Aim of the task
Repeat everything from the first line of the listing below through the line that contains "plt.rcParams['lines.scale_dashes'] = False", exactly. Leave out pictures.

Charts and diagrams as code:
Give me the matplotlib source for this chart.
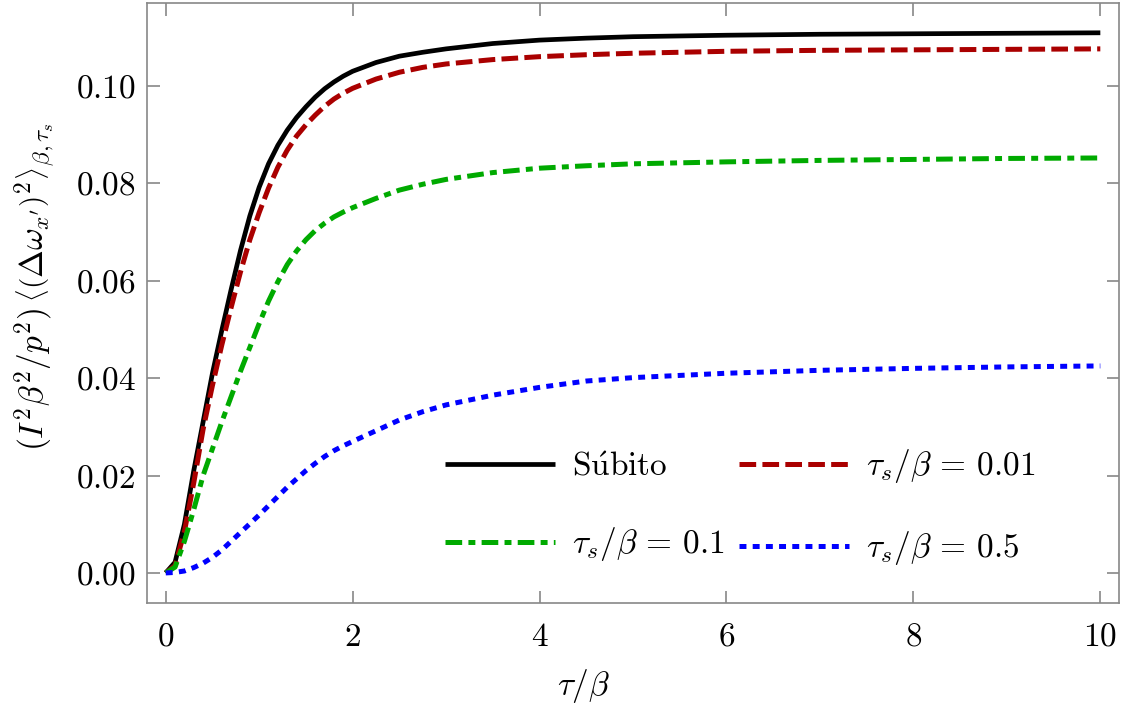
import matplotlib.pyplot as plt

plt.rcParams['mathtext.fontset'] = 'cm'
plt.rcParams['font.family'] = 'serif'
plt.rcParams['font.serif'] = ['cmr10', 'DejaVu Serif']
plt.rcParams['lines.scale_dashes'] = False

# tau / beta
tau = [0, 0.1, 0.2, 0.3, 0.4, 0.5, 0.6, 0.7, 0.8, 0.9, 1.0, 1.1, 1.2, 1.3, 1.4,
       1.5, 1.6, 1.7, 1.8, 1.9, 2.0, 2.25, 2.5, 2.75, 3.0, 3.5, 4, 4.5, 5,
       6, 7, 8, 9, 10]

subito = [0, 0.0022, 0.0100, 0.0210, 0.0310, 0.0410, 0.0498, 0.0582, 0.0662,
          0.0733, 0.0792, 0.0840, 0.0878, 0.0909, 0.0935, 0.0957, 0.0977,
          0.0994, 0.1008, 0.1020, 0.1030, 0.1048, 0.1061, 0.1069, 0.1076,
          0.1087, 0.1094, 0.1098, 0.1101, 0.1104, 0.1106, 0.1107, 0.1108,
          0.1109]

ts_001 = [0, 0.0015, 0.0085, 0.0185, 0.0295, 0.0385, 0.0468, 0.0545, 0.0618,
          0.0684, 0.0740, 0.0790, 0.0833, 0.0868, 0.0897, 0.0920, 0.0940,
          0.0958, 0.0973, 0.0985, 0.0995, 0.1014, 0.1028, 0.1038, 0.1045,
          0.1054, 0.1060, 0.1064, 0.1067, 0.1071, 0.1073, 0.1074, 0.1075,
          0.1076]

ts_01 = [0, 0.0012, 0.0065, 0.0130, 0.0200, 0.0255, 0.0310, 0.0362, 0.0414,
         0.0463, 0.0512, 0.0558, 0.0598, 0.0633, 0.0661, 0.0684, 0.0703,
         0.0718, 0.0731, 0.0741, 0.0750, 0.0769, 0.0786, 0.0798, 0.0808,
         0.0822, 0.0831, 0.0836, 0.0840, 0.0844, 0.0847, 0.0849, 0.0851,
         0.0852]

ts_05 = [0, 0.0001, 0.0004, 0.0011, 0.0020, 0.0032, 0.0047, 0.0065, 0.0083,
         0.0101, 0.0119, 0.0138, 0.0157, 0.0176, 0.0193, 0.0210, 0.0225,
         0.0239, 0.0251, 0.0261, 0.0270, 0.0292, 0.0314, 0.0331, 0.0345,
         0.0365, 0.0381, 0.0394, 0.0401, 0.0410, 0.0416, 0.0420, 0.0423,
         0.0425]

x_ticks = [0, 2, 4, 6, 8, 10]
x_labels = [r'$0$', r'$2$', r'$4$', r'$6$', r'$8$', r'$10$']
y_ticks = [0.0, 0.02, 0.04, 0.06, 0.08, 0.10]
y_labels = [r'$0.00$', r'$0.02$', r'$0.04$', r'$0.06$', r'$0.08$', r'$0.10$']

frame = '#888888'

fig = plt.figure(figsize=(11.31, 7.18), dpi=100)
ax = fig.add_axes([0.130, 0.160, 0.8594, 0.8357])

l1, = ax.plot(tau, subito, color='black', lw=3.4, solid_capstyle='butt',
              label=r'$\mathrm{S\acute{u}bito}$')
l2, = ax.plot(tau, ts_001, color='#aa0000', lw=3.6, dashes=(12, 4.5),
              label=r'$\tau_s/\beta\,=\,0.01$')
l3, = ax.plot(tau, ts_01, color='#00aa00', lw=3.6, dashes=(12, 4.5, 5, 4.5),
              label=r'$\tau_s/\beta\,=\,0.1$')
l4, = ax.plot(tau, ts_05, color='#0000ff', lw=3.6, dashes=(5, 4.5),
              label=r'$\tau_s/\beta\,=\,0.5$')

ax.set_xlim(-0.2, 10.2)
ax.set_ylim(-0.0062, 0.117)
ax.set_xticks(x_ticks, labels=x_labels)
ax.set_yticks(y_ticks, labels=y_labels)
ax.tick_params(direction='in', length=9, width=1.2, color=frame,
               top=True, right=True, labelsize=24)
ax.tick_params(axis='x', pad=14)
ax.tick_params(axis='y', pad=8)
for sp in ax.spines.values():
    sp.set_color(frame)
    sp.set_linewidth(1.2)

ax.set_xlabel(r'$\tau/\beta$', fontsize=24)
ax.xaxis.set_label_coords(0.449, -0.107)
ax.set_ylabel(r'$(I^2\beta^2/p^2)\,\left\langle\left(\Delta\omega_{x^\prime}\right)^2\right\rangle_{\beta,\tau_s}$',
              fontsize=24)
ax.yaxis.set_label_coords(-0.092, 0.527)

# row-wise order: Súbito, 0.01 / 0.1, 0.5
ax.legend([l1, l3, l2, l4], [l1.get_label(), l3.get_label(), l2.get_label(), l4.get_label()],
          ncol=2, loc='lower right', bbox_to_anchor=(0.931, 0.032),
          frameon=False, fontsize=24, handlelength=3.3, handletextpad=0.5,
          columnspacing=0.45, labelspacing=1.32, borderpad=0)

fig.savefig('out.png', dpi=100)
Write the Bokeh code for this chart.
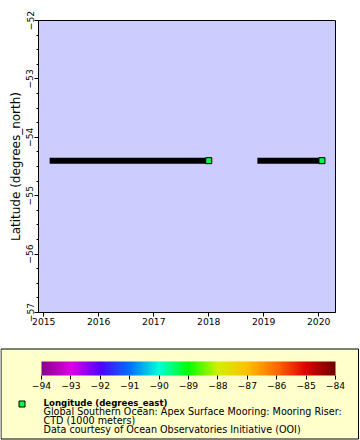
from datetime import datetime
import numpy as np
from bokeh.plotting import figure
from bokeh.models import (Range1d, FixedTicker, DatetimeTickFormatter, LinearColorMapper,
                          ColorBar, ColumnDataSource)
from bokeh.core.properties import value
from bokeh.transform import transform
from bokeh.embed import file_html
from bokeh.resources import INLINE

# ---- data ----
seg_start = ["2015-03-01", "2018-12-10"]
seg_end = ["2018-01-01", "2020-01-23"]
seg_lat = [-54.40, -54.40]
seg_lon = [-89.3, -89.3]
year_ticks = [2015, 2016, 2017, 2018, 2019, 2020]
lat_ticks = [-57, -56, -55, -54, -53, -52]
cbar_ticks = [-94, -93, -92, -91, -90, -89, -88, -87, -86, -85, -84]
cbar_key_colors = ["#88008c", "#e000e8", "#5000ff", "#0070ff", "#00ffd8", "#00ff00",
                   "#d0f000", "#ffc000", "#ff6a00", "#e00000", "#700000"]
legend_lines = ["Longitude (degrees_east)",
                "Global Southern Ocean: Apex Surface Mooring: Mooring Riser:",
                "CTD (1000 meters)",
                "Data courtesy of Ocean Observatories Initiative (OOI)"]

FONT = "DejaVu Sans"

# palette from key colours
def hex2rgb(h):
    return np.array([int(h[i:i + 2], 16) for i in (1, 3, 5)], dtype=float)
keys = np.array([hex2rgb(c) for c in cbar_key_colors])
kpos = np.linspace(0, 1, len(keys))
palette = []
for t in np.linspace(0, 1, 256):
    rgb = [np.interp(t, kpos, keys[:, j]) for j in range(3)]
    palette.append("#%02x%02x%02x" % tuple(int(round(v)) for v in rgb))
mapper = LinearColorMapper(palette=palette, low=cbar_ticks[0], high=cbar_ticks[-1])

src = ColumnDataSource(dict(
    x0=[datetime.fromisoformat(s) for s in seg_start],
    x1=[datetime.fromisoformat(s) for s in seg_end],
    lat=seg_lat, lon=seg_lon))

# ---- main plot ----
p = figure(width=360, height=346, x_axis_type="datetime",
           x_range=Range1d(datetime(2014, 11, 27), datetime(2020, 4, 22)),
           y_range=Range1d(-57, -52),
           output_backend="svg", toolbar_location=None,
           min_border_left=38, min_border_right=25, min_border_top=20, min_border_bottom=34)
p.background_fill_color = "#ccccff"
p.border_fill_color = "white"
p.outline_line_color = "black"
p.outline_line_width = 1
p.xgrid.visible = False
p.ygrid.visible = False

p.segment(x0="x0", y0="lat", x1="x1", y1="lat", source=src, line_color="black",
          line_width=6, line_cap="square")
p.scatter(x="x1", y="lat", source=src, marker="square", size=6,
          fill_color=transform("lon", mapper), line_color="black", line_width=1)

xticks = [datetime(y, 1, 1).timestamp() * 1000 for y in year_ticks]
p.xaxis.ticker = FixedTicker(ticks=xticks)
p.xaxis.formatter = DatetimeTickFormatter(years="%Y", months="%Y", days="%Y", hours="%Y",
                                          minutes="%Y", seconds="%Y", milliseconds="%Y",
                                          microseconds="%Y", hourmin="%Y", minsec="%Y")
minor = [float(v) for v in np.arange(-57, -51.9, 0.25) if abs(v - round(v)) > 1e-6]
p.yaxis.ticker = FixedTicker(ticks=lat_ticks, minor_ticks=minor)
for ax in (p.xaxis[0], p.yaxis[0]):
    ax.axis_line_color = "black"
    ax.major_tick_in = 0
    ax.major_tick_out = 4
    ax.minor_tick_in = 0
    ax.minor_tick_out = 2
    ax.major_tick_line_color = "black"
    ax.major_label_text_font = FONT
    ax.major_label_text_font_size = "9.2px"
    ax.major_label_text_color = "black"
    ax.major_label_standoff = 1
p.xaxis.minor_tick_line_color = None
p.yaxis.major_label_orientation = "vertical"
p.yaxis.axis_label = "Latitude (degrees_north)"
p.yaxis.axis_label_text_font = FONT
p.yaxis.axis_label_text_font_size = "12px"
p.yaxis.axis_label_text_font_style = "normal"
p.yaxis.axis_label_text_color = "black"
p.yaxis.axis_label_standoff = 1

# ---- legend panel ----
q = figure(width=360, height=94, x_range=Range1d(0, 360), y_range=Range1d(94, 0),
           output_backend="svg", toolbar_location=None, min_border=0,
           min_border_left=0, min_border_right=0, min_border_top=0, min_border_bottom=0,
           x_axis_location=None, y_axis_location=None)
q.xgrid.visible = False
q.ygrid.visible = False
q.outline_line_color = None
q.background_fill_color = "white"
q.border_fill_color = "white"
q.quad(left=0.5, right=358, top=2.5, bottom=92.5, fill_color="#ffffcc",
       line_color="black", line_width=1)

cb = ColorBar(color_mapper=mapper, orientation="horizontal", width=294, height=14,
              location=(41, 49), padding=0, margin=0,
              ticker=FixedTicker(ticks=cbar_ticks),
              major_tick_in=0, major_tick_out=4, major_tick_line_color="black",
              minor_tick_line_color=None,
              major_label_text_font=FONT, major_label_text_font_size="9.2px",
              major_label_text_color="black", label_standoff=2,
              background_fill_alpha=0, bar_line_color=None, border_line_color=None)
q.add_layout(cb, "center")

legend_src = ColumnDataSource(dict(x=[21.5], y=[57.5], lon=seg_lon[:1]))
q.scatter(x="x", y="y", marker="square", size=6,
          fill_color=transform("lon", mapper), line_color="black", line_width=1,
          source=legend_src)

q.text(x=[43], y=[56.7], text=legend_lines[:1], text_font=value(FONT),
       text_font_size="8.6px", text_font_style="bold", text_color="black",
       text_baseline="alphabetic")
q.text(x=[43, 43, 43], y=[65, 74, 83], text=legend_lines[1:], text_font=value(FONT),
       text_font_size="9.6px", text_color="black", text_baseline="alphabetic")

open("out.html", "w").write(file_html([p, q], INLINE))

Exercise answer
Give me the matplotlib source for this chart.
import matplotlib.pyplot as plt

plt.rcParams['mathtext.fontset'] = 'cm'
plt.rcParams['font.family'] = 'serif'
plt.rcParams['font.serif'] = ['cmr10', 'DejaVu Serif']
plt.rcParams['lines.scale_dashes'] = False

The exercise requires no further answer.